Throughout 2025 a decisive shift has taken place inside HR departments. What began as small scale trials of automation and AI has become the foundation of many hiring and workforce processes. The most authoritative research bodies confirm this acceleration. McKinsey’s latest survey on workplace technology reports that more than half of HR teams now use generative AI in daily workflows, particularly for screening, drafting job descriptions and producing analytical summaries. Deloitte’s Human Capital Trends study also finds that AI supported talent tools are now used across recruitment, onboarding and performance management in many large organisations, not as pilot projects but as standard operating practice.
Reinventing the Hiring Funnel
This transformation is most evident in the early stages of recruitment. Glassdoor’s Hiring Paths analysis highlights rapid adoption of automated skill matching, AI generated interview guides and system guided shortlisting. Business Insider has shown how global employers are using AI during onboarding to such an extent that HR teams report time savings measured in days rather than hours. These tools have been adopted because labour markets remain volatile and employers want to reduce administrative friction while speeding up hiring decisions. AI has become the fastest method to push candidates through the funnel without losing quality.
As these tools become embedded, workflow expectations rise across the labour ecosystem. Employers accustomed to automated screening and instant candidate summaries begin to expect the same responsiveness from staffing firms. Recruiters who still depend entirely on manual sourcing or traditional applicant tracking systems cannot match the pace of HR teams already supported by AI. This difference in speed becomes visible in client meetings, turnaround times and the perceived strategic value of agency support.
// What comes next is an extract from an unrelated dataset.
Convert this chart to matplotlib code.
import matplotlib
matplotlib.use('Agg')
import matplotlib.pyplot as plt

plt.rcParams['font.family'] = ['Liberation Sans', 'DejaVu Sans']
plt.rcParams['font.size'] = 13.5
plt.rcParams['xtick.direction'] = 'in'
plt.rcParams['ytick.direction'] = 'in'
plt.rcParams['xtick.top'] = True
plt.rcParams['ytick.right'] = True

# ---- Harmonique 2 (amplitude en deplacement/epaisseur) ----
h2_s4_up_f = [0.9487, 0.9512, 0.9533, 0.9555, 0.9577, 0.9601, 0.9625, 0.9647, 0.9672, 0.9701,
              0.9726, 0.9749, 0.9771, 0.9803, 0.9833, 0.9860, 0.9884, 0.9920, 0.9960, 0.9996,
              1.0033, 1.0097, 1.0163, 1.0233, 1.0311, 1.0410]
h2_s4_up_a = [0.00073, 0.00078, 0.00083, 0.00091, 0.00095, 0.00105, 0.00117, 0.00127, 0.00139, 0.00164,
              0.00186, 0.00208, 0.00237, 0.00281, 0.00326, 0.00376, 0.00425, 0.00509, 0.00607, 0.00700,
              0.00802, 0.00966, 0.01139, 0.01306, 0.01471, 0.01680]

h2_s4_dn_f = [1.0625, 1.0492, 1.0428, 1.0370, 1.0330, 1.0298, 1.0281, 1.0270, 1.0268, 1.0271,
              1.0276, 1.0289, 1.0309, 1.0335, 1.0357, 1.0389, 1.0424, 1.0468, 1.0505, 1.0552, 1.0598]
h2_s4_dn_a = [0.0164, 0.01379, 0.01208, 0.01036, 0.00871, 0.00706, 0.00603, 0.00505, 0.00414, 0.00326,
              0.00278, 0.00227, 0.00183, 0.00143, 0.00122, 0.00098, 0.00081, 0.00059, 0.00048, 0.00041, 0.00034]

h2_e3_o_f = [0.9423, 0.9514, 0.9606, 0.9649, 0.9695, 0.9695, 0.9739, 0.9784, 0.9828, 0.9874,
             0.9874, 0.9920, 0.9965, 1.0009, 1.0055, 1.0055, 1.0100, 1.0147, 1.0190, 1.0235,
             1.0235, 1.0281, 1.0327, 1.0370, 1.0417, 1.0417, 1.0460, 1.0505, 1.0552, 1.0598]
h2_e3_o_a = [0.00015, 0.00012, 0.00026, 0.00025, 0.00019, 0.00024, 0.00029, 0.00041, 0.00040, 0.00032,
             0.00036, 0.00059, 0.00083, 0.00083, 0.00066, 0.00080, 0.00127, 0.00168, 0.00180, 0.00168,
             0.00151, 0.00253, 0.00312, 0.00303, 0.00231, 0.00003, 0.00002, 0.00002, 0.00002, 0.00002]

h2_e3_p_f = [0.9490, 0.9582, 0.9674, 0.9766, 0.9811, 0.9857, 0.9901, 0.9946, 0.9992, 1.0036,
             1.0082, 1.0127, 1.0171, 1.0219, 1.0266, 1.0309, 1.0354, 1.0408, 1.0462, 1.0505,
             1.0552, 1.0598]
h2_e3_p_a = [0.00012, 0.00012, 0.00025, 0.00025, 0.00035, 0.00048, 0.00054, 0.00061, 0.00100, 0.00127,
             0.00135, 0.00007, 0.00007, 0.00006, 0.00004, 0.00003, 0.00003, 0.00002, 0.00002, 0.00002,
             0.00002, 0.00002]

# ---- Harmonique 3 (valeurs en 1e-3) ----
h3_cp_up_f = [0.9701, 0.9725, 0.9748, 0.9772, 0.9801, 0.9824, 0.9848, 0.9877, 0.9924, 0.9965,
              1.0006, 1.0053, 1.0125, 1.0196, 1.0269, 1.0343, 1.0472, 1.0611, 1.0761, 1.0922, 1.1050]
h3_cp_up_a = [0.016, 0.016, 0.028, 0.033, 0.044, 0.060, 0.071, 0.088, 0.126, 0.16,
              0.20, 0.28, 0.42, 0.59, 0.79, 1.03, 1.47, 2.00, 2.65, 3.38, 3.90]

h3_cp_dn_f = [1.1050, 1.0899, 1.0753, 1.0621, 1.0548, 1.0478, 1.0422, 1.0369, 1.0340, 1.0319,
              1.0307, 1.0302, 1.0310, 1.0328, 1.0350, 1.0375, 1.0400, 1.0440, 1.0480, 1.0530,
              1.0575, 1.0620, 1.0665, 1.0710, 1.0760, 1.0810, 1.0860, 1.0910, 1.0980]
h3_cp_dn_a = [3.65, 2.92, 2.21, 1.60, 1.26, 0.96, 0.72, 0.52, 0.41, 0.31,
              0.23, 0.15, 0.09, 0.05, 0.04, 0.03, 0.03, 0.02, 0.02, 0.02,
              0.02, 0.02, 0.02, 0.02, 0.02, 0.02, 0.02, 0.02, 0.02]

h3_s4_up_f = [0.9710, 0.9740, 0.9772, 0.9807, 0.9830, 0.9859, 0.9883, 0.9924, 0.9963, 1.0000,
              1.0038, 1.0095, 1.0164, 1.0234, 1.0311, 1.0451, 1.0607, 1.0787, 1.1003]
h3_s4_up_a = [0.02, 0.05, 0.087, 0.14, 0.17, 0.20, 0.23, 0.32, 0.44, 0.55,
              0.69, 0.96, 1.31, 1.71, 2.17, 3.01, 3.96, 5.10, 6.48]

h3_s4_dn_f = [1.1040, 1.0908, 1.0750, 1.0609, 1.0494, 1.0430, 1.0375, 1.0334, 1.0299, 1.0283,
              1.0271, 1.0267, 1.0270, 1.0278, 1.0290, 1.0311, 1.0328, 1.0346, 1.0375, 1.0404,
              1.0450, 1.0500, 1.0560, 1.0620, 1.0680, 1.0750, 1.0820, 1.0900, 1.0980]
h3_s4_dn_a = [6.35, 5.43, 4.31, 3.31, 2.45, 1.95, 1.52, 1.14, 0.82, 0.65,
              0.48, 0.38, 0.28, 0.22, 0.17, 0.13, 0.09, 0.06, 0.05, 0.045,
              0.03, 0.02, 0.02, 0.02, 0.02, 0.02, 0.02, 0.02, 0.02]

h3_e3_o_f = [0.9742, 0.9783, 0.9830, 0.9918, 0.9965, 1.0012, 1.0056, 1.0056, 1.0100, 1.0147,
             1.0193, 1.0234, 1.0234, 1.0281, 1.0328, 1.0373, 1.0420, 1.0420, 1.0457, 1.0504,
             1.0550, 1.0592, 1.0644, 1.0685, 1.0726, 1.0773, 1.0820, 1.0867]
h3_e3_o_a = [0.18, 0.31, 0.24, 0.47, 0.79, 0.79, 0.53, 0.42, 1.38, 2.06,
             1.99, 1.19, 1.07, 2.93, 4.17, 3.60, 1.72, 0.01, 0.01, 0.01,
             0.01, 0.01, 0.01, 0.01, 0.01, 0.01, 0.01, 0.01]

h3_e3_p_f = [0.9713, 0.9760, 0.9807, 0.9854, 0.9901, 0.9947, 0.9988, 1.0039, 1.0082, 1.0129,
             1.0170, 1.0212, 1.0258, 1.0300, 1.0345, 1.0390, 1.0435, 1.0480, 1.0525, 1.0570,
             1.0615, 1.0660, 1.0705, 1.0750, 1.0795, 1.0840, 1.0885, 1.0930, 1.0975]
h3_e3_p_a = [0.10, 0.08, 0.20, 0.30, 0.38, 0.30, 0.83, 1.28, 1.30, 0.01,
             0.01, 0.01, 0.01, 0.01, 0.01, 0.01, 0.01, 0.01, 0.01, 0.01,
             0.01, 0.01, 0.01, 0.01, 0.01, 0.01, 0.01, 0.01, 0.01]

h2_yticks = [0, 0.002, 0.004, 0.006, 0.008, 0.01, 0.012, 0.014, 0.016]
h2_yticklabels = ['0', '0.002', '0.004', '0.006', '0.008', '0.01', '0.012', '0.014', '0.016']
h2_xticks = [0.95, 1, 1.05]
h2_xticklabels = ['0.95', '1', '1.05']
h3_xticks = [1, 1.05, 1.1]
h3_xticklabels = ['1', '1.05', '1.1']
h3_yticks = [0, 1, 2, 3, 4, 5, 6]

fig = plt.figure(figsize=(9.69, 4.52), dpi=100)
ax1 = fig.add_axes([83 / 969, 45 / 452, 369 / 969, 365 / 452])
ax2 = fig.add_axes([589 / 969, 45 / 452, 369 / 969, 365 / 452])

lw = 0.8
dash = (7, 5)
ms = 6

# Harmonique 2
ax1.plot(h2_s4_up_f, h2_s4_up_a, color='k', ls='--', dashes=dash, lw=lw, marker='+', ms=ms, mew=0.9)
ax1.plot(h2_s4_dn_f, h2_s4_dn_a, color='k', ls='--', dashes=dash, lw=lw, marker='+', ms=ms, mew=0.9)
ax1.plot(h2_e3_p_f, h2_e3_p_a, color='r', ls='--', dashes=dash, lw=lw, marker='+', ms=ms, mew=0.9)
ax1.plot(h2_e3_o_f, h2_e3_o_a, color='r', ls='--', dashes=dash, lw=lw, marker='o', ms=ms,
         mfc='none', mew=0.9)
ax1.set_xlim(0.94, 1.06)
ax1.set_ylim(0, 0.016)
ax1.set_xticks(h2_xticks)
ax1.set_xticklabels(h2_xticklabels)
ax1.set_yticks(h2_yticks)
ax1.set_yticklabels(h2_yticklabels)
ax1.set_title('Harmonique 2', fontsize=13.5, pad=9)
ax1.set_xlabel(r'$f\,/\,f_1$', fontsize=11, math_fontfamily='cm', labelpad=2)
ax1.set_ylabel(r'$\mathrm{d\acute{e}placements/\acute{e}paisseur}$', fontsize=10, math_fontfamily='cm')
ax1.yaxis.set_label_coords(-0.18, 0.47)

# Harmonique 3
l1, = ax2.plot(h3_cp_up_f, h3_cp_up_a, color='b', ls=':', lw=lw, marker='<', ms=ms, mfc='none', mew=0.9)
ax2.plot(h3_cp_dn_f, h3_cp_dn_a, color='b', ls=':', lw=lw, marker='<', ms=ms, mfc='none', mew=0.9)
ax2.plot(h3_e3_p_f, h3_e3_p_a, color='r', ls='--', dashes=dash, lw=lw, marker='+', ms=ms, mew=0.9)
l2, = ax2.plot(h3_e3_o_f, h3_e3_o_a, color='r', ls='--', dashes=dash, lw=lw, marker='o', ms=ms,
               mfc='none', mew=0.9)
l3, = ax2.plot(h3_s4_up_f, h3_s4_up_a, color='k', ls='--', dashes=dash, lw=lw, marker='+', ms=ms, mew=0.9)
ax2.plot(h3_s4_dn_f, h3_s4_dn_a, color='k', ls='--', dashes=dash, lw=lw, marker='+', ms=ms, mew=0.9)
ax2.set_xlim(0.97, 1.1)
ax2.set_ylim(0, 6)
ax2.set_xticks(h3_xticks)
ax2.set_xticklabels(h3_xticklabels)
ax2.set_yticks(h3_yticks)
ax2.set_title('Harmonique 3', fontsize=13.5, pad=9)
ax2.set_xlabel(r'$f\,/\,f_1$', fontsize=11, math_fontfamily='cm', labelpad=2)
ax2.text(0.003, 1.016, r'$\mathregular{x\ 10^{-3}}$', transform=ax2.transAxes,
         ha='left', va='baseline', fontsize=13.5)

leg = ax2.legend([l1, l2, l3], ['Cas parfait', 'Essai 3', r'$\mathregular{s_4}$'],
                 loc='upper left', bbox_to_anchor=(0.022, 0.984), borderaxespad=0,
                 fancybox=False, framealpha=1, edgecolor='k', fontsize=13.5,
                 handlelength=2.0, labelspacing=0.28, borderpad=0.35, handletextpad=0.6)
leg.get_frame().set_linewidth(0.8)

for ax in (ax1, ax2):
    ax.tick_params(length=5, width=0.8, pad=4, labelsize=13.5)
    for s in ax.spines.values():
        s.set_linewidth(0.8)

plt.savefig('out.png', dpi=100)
Skills Intelligence Becomes the New Currency
A second consequence is the rapid rise of skills intelligence. Reports from the World Economic Forum and the OECD show that companies are shifting from job title based hiring to skill based decisions because AI platforms can map competencies far more precisely. This creates new expectations for staffing firms. Agencies need consistent assessment frameworks, reliable taxonomies and a clear language for describing skills. As employers increasingly treat skills as the benchmark for hiring decisions, staffing firms must be able to value and present those skills with accuracy and evidence.
The Efficiency Advantage
Operational efficiency is another outcome of this shift. Research from PwC indicates that HR functions that adopt AI supported workflow management reduce manual workload significantly, in some cases by thirty percent or more. The same dynamic applies inside staffing agencies. AI supported sourcing, automated outreach, predictive matching and stronger compliance automation allow recruiting teams to manage larger books of work with fewer administrative bottlenecks. Agencies that invest early in recruiter enablement tools gain a meaningful margin and productivity advantage.